File Divorce Without An Attorney

File Divorce Without An AttorneyHusbands or wives wanting a divorce can cut down on legal costs and possibly on the amount of time they’ll have to spend in court if they choose to file divorce without an attorney.

Divorce can be an expensive legal procedure, depending on the number of issues that a couple has to resolve. Handling one’s own divorce requires accessing the correct legal forms to file, reaching a settlement with the other spouse on personal property, finances and the custody of children, as well as representing one’s self in family court.

Plaintiffs, who are the spouses initiating the divorce proceedings, have to obtain the proper legal forms before filing a complaint for divorce. Although the forms are free, there are costs that must be paid to the court for filing the forms. The documents can usually be found at the courthouse or on the Internet. For those who do not have access to the Internet, local bookstores and libraries have self-help books and legal research guides that include the forms along with information on the divorce laws of the state in which the divorce will be filed.

While legal expenses may be reduced when handling one’s own divorce, costs will still be involved. For instance, there is a cost involved when filing the divorce complaint, which details the facts of the marriage, and a “summons,” which is a document that notifies the other spouse of the need to respond to the divorce complaint. The other spouse is called the “defendant” in the case. The documents can be delivered in person or by a process server, who requires payment. The court must also have proof that the defendant spouse received a copy of the documents. It is also the responsibility of the plaintiff to notify the defendant spouse of all future court hearings.

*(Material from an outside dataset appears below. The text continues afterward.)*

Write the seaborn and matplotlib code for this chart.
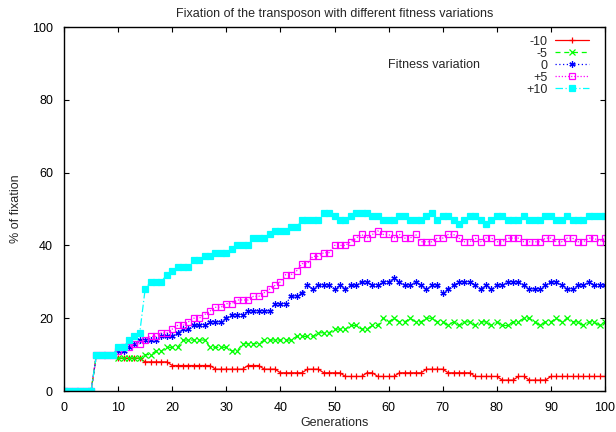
import matplotlib
matplotlib.use("Agg")
import matplotlib.pyplot as plt
import seaborn as sns
import pandas as pd

# generations 0..100
generations = list(range(101))

# % of fixation per generation for each fitness variation
fix_m10 = ([0] * 6 + [10] * 4 + [9] * 5 + [8] * 5 + [7] * 8 + [6] * 6 + [7] * 3 + [6] * 3
           + [5] * 5 + [6] * 3 + [5] * 4 + [4] * 4 + [5] * 2 + [4] * 4 + [5] * 5 + [6] * 4
           + [5] * 5 + [4] * 5 + [3] * 3 + [4] * 2 + [3] * 4 + [4] * 11)
fix_m5 = ([0] * 6 + [10] * 4 + [9] * 5 + [10] * 2 + [11] * 2 + [12] * 3 + [14] * 5 + [12] * 4
          + [11] * 2 + [13] * 4 + [14] * 6 + [15] * 4 + [16] * 3 + [17] * 3 + [18] * 2 + [17] * 2
          + [18] * 2
          + [20, 19, 20, 19, 19, 20, 19, 19, 20, 20, 19, 19, 18, 19, 18, 19, 19, 18, 19, 19, 18,
             19, 18, 18, 19, 19, 20, 20, 19, 18, 19, 19, 20, 19, 20, 19, 19, 18, 19, 19, 18, 19])
fix_0 = ([0] * 6 + [10] * 4 + [11, 11, 12, 13] + [14] * 4 + [15] * 3 + [16] + [17] * 2 + [18] * 3
         + [19] * 3 + [20] + [21] * 3 + [22] * 5 + [24] * 3 + [26] * 2 + [27]
         + [29, 28, 29, 29, 29, 28, 29, 28, 29, 29, 30, 30, 29, 29, 30, 30, 31, 30, 29, 29, 30,
            29, 28, 29, 29, 27, 28, 29, 30, 30, 30, 29, 28, 29, 28, 29, 29, 30, 30, 30, 29, 28,
            28, 28, 29, 30, 30, 29, 28, 28, 29, 29, 30, 29, 29, 29])
fix_p5 = ([0] * 6 + [10] * 4
          + [11, 12, 12, 13, 13, 14, 15, 15, 16, 16, 17, 18, 18, 19, 20, 20, 21, 22, 23, 23,
             24, 24, 25, 25, 25, 26, 26, 27, 28, 29, 30, 32, 32, 33, 35, 35, 37, 37, 38, 38,
             40, 40, 40, 41, 42, 43, 42, 43, 44, 43, 43, 42, 43, 42, 42, 43, 41, 41, 41, 42,
             42, 43, 43, 42, 41, 41, 42, 41, 42, 42, 41, 41, 42, 42, 42, 41, 41, 41, 41, 42,
             42, 41, 41, 42, 42, 41, 41, 42, 42, 41, 42])
fix_p10 = ([0] * 6 + [10] * 4
           + [12, 12, 14, 15, 16, 28, 30, 30, 30, 32, 33, 34, 34, 34, 36, 36, 37, 37, 38, 38,
              38, 39, 40, 40, 40, 42, 42, 42, 43, 44, 44, 44, 45, 45, 47, 47, 47, 47, 49, 49,
              48, 47, 47, 48, 49, 49, 49, 48, 48, 47, 47, 47, 48, 48, 47, 47, 47, 48, 49, 47,
              48, 48, 47, 46, 47, 48, 48, 47, 46, 47, 48, 48, 47, 47, 47, 48, 47, 47, 47, 48,
              48, 47, 47, 48, 47, 47, 47, 48, 48, 48, 48])

labels = ["-10", "-5", "0", "+5", "+10"]
series = [fix_m10, fix_m5, fix_0, fix_p5, fix_p10]
colors = ["#ff0000", "#00ff00", "#0000ff", "#ff00ff", "#00ffff"]
linestyles = ["-", (0, (4, 3)), (0, (1, 2)), (0, (1, 1.5)), (0, (6, 2, 1, 2))]
markers = ["+", "x", (6, 2, 0), "s", "s"]
marker_sizes = [5, 4.5, 4.5, 4.8, 5.0]
marker_faces = ["#ff0000", "#00ff00", "#0000ff", "none", "#00ffff"]

sns.set_style("ticks")
plt.rcParams["font.family"] = ["Liberation Sans", "DejaVu Sans"]
plt.rcParams["font.size"] = 9

fig = plt.figure(figsize=(6.16, 4.32), dpi=100)
ax = fig.add_axes([64 / 616, 1 - 391 / 432, 541 / 616, 364 / 432])

for lab, vals, col, ls, mk, ms, mf in zip(labels, series, colors, linestyles, markers,
                                          marker_sizes, marker_faces):
    df = pd.DataFrame({"Generations": generations, "fix": vals})
    sns.lineplot(data=df, x="Generations", y="fix", ax=ax, color=col, linestyle=ls,
                 linewidth=0.9, marker=mk, markersize=ms, markerfacecolor=mf,
                 markeredgecolor=col, markeredgewidth=0.9, label=lab)

ax.set_xlim(0, 100)
ax.set_ylim(0, 100)
ax.set_xticks(range(0, 101, 10))
ax.set_yticks(range(0, 101, 20))
ax.tick_params(direction="in", length=3.6, width=0.8, top=True, right=True,
               labelsize=9, colors="black", pad=8)
for sp in ax.spines.values():
    sp.set_visible(True)
    sp.set_linewidth(1.0)
    sp.set_color("black")

ax.set_title("Fixation of the transposon with different fitness variations", fontsize=9, pad=7)
ax.set_xlabel("Generations", fontsize=9, labelpad=2)
ax.set_ylabel("% of fixation", fontsize=9, labelpad=7)

leg = ax.legend(loc="upper right", bbox_to_anchor=(0.987, 1.0), frameon=False, markerfirst=False,
                handlelength=2.7, labelspacing=0.0, handletextpad=0.65, borderaxespad=0.3,
                fontsize=9)
ax.text(59.9, 89.5, "Fitness variation", fontsize=9, ha="left", va="center")

fig.savefig("out.png", dpi=100)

Since most states have no-fault divorce, the person filing for divorce does not have to prove that his or her spouse did anything wrong to cause the divorce. Even so, the plaintiff should have certain matters settled with their spouse before going to court. In most cases, these matters include dividing personal property, paying debts or taxes, and paying spousal support. Divorces can get complicated if minor children are involved, in that decisions have to be made about child support, child custody and parenting time, or visitation. The plaintiff should give the court notarized documents signed by both parties, outlining the terms of the settlement agreement on these issues. For instance, if the couple has debts, the document must show each outstanding debt, to whom it’s owed, and how much each spouse will pay toward the debt, or whether only one spouse will assume the debt.

Another aspect of handling one’s own divorce includes appearing before the judge presiding over the court case. Not having an attorney means acting as one’s own attorney. It is wise for those choosing to represent themselves in court to seek advice on, or read about, court protocol, such as what to wear and how to conduct themselves before a judge. Preparing for court might also mean preparing to go up against the other spouse’s attorney. While the person filing for divorce does not want to have an attorney, the spouse may decide to hire a lawyer to represent him or her in court. The attorney will be familiar with the state laws governing divorce, the court system and might use legal terms that the plaintiff may not understand.

There is a lot to weigh when dissolving a marriage and that is why it’s important to carefully consider whether to file divorce without an attorney.